Five CV methods are supported:
| Key | Strategy | Notes |
|---|---|---|
k_fold |
K-Fold | Default. Shuffled. |
stratified_k_fold |
Stratified K-Fold | Preserves class distribution (classification). Falls back to K-Fold for regression. |
shuffle_split |
Shuffle Split | Random 80/20 splits; samples may repeat across folds. |
time_series_split |
Time Series Split | Expanding window. Auto-sorts by datetime column if cv_time_column is set. |
nested_cv |
Nested CV | Outer loop evaluates generalization; inner 3-fold loop checks HP stability.
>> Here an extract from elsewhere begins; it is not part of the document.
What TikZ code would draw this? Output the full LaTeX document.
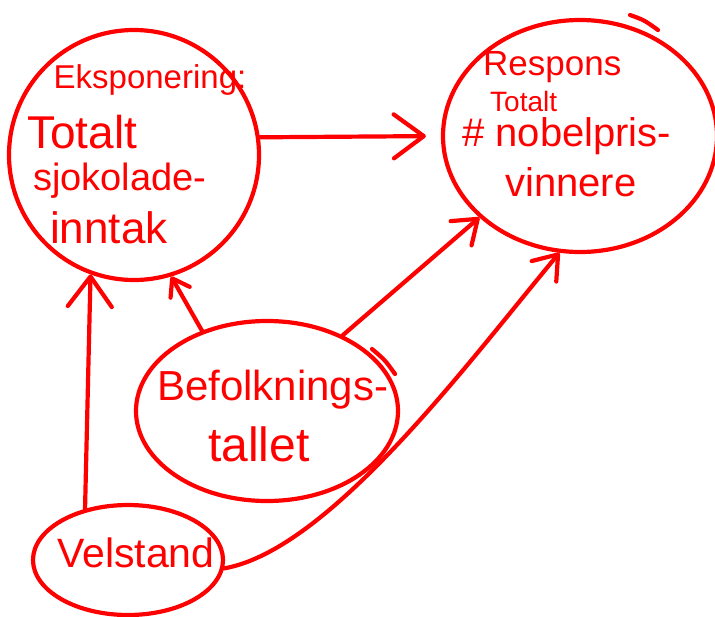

With advanced tuning, post-tuning eval auto-downgrades to stratified_k_fold/k_fold since the inner loop already ran during the search. |
Config keys: cv_enabled, cv_type, cv_folds, cv_time_column.
See the Cross-Validation Guide for details.
Note: SkyulfPipeline performs modeling through the same building blocks (a calculator + applier); StatefulEstimator
is the lightweight wrapper exposed for low-level usage.